Metropolitan News-Enterprise

 

Thursday, July 3, 2008

 

Page 15

 

REMINISCING (Column)

Maimed Wife Secures Divorce From Assailant/Husband

 

By ROGER M. GRACE

 

Widespread supposition was that Christina Griffith—shot by her husband at close range with a pistol, necessitating the surgical removal of an eye—would relent in her efforts to effectuate a criminal prosecution of her attacker-spouse for assault with intent to commit murder.

This was 1903. A wife’s place was loftier than that of servants…but not by much. Newspaper articles of the day refer to the husband as “Col. Griffith J. Griffith” while, most often, identifying his spouse merely as “Mrs. Griffith.”
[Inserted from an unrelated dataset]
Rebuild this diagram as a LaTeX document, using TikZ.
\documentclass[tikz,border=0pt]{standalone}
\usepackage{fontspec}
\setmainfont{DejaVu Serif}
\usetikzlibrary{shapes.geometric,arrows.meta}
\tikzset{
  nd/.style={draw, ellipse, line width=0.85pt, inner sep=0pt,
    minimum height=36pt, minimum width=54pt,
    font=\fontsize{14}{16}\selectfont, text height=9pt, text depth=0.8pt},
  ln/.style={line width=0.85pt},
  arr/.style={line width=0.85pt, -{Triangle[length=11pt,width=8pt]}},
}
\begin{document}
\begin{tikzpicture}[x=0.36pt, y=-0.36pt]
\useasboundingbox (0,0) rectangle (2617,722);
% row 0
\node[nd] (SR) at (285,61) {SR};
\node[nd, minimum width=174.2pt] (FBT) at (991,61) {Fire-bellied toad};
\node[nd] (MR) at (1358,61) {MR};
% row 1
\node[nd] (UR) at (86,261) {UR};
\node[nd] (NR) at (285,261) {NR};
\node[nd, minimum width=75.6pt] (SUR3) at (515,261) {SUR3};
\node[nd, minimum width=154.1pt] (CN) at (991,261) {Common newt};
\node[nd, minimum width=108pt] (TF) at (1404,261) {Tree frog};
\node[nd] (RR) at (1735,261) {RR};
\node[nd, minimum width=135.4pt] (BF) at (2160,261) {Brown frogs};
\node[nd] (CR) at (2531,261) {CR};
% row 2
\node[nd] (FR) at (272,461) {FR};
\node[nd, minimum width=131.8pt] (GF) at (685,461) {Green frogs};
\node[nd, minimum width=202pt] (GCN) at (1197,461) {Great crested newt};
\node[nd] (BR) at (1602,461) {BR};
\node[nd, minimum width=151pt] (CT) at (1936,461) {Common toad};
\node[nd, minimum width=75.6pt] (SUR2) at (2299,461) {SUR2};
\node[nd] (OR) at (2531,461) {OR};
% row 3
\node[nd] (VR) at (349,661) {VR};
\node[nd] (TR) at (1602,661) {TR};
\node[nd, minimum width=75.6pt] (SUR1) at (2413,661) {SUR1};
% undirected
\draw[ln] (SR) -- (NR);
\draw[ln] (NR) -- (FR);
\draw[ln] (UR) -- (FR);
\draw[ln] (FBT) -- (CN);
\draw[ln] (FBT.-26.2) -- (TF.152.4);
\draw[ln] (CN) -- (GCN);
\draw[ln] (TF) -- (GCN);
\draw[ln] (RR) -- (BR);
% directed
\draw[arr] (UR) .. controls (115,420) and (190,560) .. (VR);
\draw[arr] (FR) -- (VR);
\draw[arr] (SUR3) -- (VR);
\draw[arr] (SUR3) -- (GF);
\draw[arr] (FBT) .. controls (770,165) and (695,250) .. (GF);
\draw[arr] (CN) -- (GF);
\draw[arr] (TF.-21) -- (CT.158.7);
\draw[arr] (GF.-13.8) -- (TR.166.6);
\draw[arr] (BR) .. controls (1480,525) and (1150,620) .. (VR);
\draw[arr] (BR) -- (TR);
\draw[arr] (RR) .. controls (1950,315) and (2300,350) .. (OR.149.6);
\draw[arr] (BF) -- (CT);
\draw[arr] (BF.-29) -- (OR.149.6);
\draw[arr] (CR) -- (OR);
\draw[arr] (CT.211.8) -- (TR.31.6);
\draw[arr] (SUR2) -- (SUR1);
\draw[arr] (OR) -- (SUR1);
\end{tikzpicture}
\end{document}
The ancient Roman legal maxim “Uxor non est sui juris sed sub potestate viri” (a wife is not her own mistress but is subject to the power of her husband) retained much vitality.

Christina Griffith could not, in those days, have sued her husband for her personal injuries. As a 1909 California Supreme Court decision recites the law, borrowed from England, “an action cannot be maintained by one spouse against the other for a battery committed during the continuance of the marriage relation.” That was not to change until a state high court decision on Nov. 9, 1962 updated the law.

Divorce, though permitted by statute, was rare in 1903…and was all the more exceptional among Catholics, such as Mary Agnes Christina Griffith, given that it was not countenanced by the church.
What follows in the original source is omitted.